Emanuel Aloys Förster (26 January 1748 – 12 November 1823) was a composer and music teacher, who spent most of his life in Vienna, Austria.

== Early life ==
Emanuel Aloys Förster was born in Niedersteine bei Glatz, County of Glatz (Kingdom of Prussia).

Almost nothing is known of his family or parents except that his father was an administrator in an economics office. From his early youth, Emanuel composed several concertos and many sonatas purely from his correct musical ear. He acquired only later a copy of a theoretical work by Carl Philipp Emanuel Bach (probably Versuch über die wahre Art das Klavier zu spielen, "Essay on the true art of keyboard playing"), which he copied out. When he had left school he went to work for some years in his father's office, and then he was called up into the Prussian army and spent the last two years of the Seven Years' War as an oboist in the "Fouquet'schen Regiment". After that (around 1763) he went to Mittelwalde where he lived in the intimate circle of, and studied with, the (at that time) famous organist Johann Georg Pausewang. Probably through his agency, Förster went to Prague from 1776 to 1779, after which he settled in Vienna, where he worked as a composer and music teacher. Through his marriage to Eleonore von Reczka, he developed contacts to the Viennese aristocracy, which furthered his reputation.
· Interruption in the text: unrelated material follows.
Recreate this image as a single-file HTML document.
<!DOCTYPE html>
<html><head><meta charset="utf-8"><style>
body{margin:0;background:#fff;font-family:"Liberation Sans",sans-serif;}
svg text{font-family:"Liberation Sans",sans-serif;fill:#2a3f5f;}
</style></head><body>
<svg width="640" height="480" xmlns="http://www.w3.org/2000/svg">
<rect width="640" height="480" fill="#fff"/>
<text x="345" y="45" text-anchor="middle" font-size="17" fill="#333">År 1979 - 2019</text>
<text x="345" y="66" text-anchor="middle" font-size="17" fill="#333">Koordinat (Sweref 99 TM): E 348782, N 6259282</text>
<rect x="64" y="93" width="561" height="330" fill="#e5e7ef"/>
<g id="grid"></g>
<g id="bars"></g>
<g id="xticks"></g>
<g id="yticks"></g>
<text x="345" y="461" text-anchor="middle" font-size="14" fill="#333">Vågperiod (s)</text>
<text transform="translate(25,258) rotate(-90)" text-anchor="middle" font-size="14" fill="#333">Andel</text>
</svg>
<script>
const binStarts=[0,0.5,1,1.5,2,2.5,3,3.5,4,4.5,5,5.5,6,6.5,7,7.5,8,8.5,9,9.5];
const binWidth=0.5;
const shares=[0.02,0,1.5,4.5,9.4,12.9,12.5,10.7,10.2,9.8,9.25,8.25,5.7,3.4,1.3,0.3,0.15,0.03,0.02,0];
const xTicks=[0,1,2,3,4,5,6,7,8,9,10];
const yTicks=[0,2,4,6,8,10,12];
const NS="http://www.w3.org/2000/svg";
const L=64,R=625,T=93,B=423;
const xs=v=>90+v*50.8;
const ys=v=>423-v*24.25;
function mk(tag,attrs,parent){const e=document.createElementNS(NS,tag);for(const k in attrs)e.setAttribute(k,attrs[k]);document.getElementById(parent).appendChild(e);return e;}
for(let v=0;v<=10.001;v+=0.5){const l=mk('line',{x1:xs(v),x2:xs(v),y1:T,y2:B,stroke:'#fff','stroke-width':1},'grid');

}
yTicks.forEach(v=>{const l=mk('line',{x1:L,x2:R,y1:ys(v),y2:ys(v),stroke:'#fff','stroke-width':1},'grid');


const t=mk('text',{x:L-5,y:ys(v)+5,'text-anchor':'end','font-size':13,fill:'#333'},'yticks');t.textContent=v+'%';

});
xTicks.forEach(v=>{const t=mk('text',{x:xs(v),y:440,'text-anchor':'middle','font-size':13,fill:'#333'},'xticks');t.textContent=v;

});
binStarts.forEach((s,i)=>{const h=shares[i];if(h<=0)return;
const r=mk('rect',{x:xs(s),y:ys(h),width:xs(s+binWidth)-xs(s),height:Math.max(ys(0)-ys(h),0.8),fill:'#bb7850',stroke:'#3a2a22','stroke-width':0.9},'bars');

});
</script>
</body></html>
In Vienna, he became friends with Mozart and Haydn—both of whom are said to have influenced Förster's musical style—while his students included Louis Niedermeyer and Franz Pecháček. Through Prince Karl Lichnowsky, he met Ludwig van Beethoven; the composer, 22 years his junior, appreciated his talents and recommended students to him, including Andreas Rasumofsky and Charles Neate. Förster's compositions were often played, along with those of Beethoven and Haydn, by the legendary Schuppanzigh Quartet.

In addition to his compositions, he wrote an "Introduction to the Figured Bass," a treatise for composition students.

Förster and Eleonore had five children. Their daughter Eleonore (b. 1799) became a renowned pianist who herself composed variations for piano, violin, viola and cello; she married a Count Conti in 1823. Her brother Joseph, a year younger, was also a pianist and cellist. Förster's daughter Michaelina married the violinist Pietro Rovelli (1793–1838).